Morrisey was a complete freak, and it was his ability to bob up and score the miraculous goal when required that saw him retire as a three-time premiership player.
Similar to Adrian McAdam, Allen Jakovich made a name for himself quickly. He is still the fastest player to reach 50 goals in a season, taking only nine games of the 1991 season to do so, despite spending the first half of the year in the reserves.
As is the case with many ‘freakish’ players, Jako’s body seemed to let him down. Reportedly a little too fond of a good feed, Jako experienced hamstring issues that saw him gone from the Demons by the start of 1995.
A short-lived comeback with the Bulldogs saw him play seven games for seven goals, a tenure which dragged his per game average down below 4 goals per game. Still, memories of Jako kicking 11.8 and one out on the full bring a smile to the faces of Demon supporters even now. Throw in his famous ‘scissor kick’ goal at the MCG in the same game, and you have an idea of what made Jako special.
The Macedonian Marvel started football life as a midfielder who went forward occasionally. His career spanned three decades, and by the time he was finished, he was another who’d revolutionised the game.
As a midfielder in the mid to late 80s, Daicos would routinely rack up 30-disposal games, as well as drifting forward to chip in goals. His legs looked too short for his body and he had a low centre of gravity. Daicos could change direction and leave opponents in his wake. His body would lurch one way, then head the other, leaving his opponent stumbling behind him. But his biggest claim to fame was his ability to make the ball bounce the way he wanted it to in tight situations. 'Daics' could make the ball talk. He was the first at the highest level to start bending the ball around corners as he bounced it towards goal.

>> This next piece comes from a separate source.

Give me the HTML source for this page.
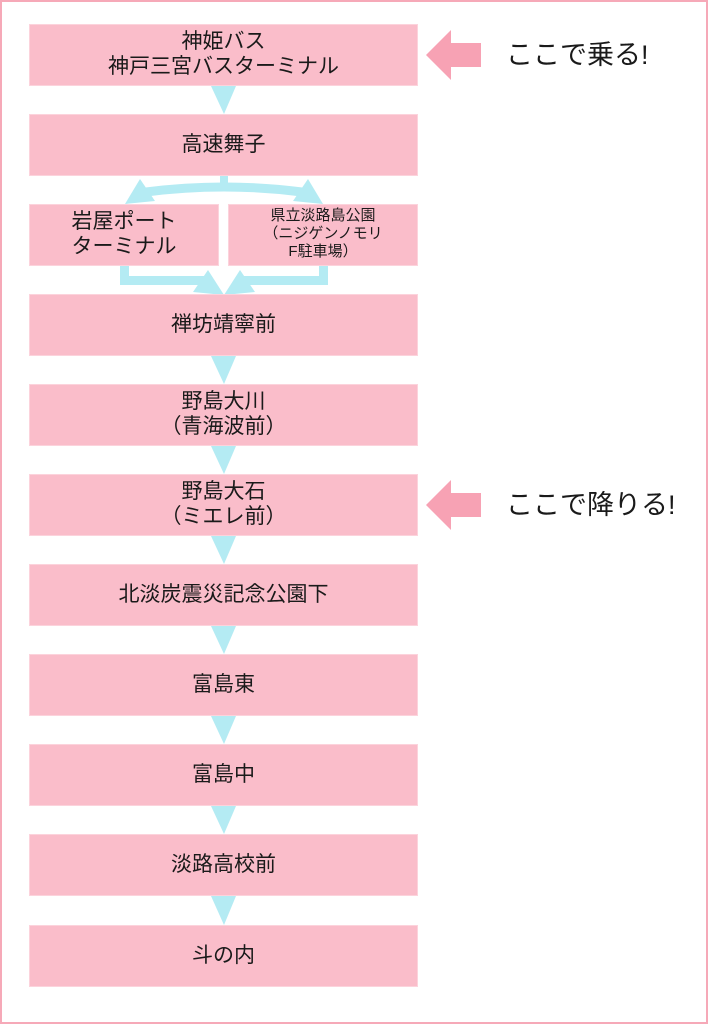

He gained Goal of the Year in 1991 with a spectacular shot from the boundary, and went on to kick a career high 13 goals against the Brisbane Bears in 1991. Daicos was the sort of player to make something out of nothing, and the sort of player to win you games off his own boot.
Gary Ablett Senior
As great as his son is, he cannot rival the old man when it comes to freakish ability. Gary Snr could take a game by the scruff of the neck and shake it until it stopped struggling. No one in the history of the game has had the kind of complete package, on-field, that Ablett possessed.
He holds the record for most goals in a Grand Final (9), has three Coleman medals to his name and had the ability to thrill both in the air, or at ground level.
Footage of Ablett brushing aisde two players as the ball spilled forward from the centre square, gathering, taking a bounce and slamming home a goal from 55 metres out is still special today.
It’s the sort of thing Dustin Martin or Patrick Dangerfield can do in the middle of the ground right now, but only Ablett could then head down to the goal square and kick a lazy ten. I say a lazy ten goals because he did it so often once he moved forward. He kicked 14 goals three times, including a memorable 14.7 performance in a losing effort against the Bombers, and routinely kicked what looked to be impossible goals.
For all his faults. Gary Ablett Snr might just be the most gifted player the game has ever seen, and he was one who put those talents to good use.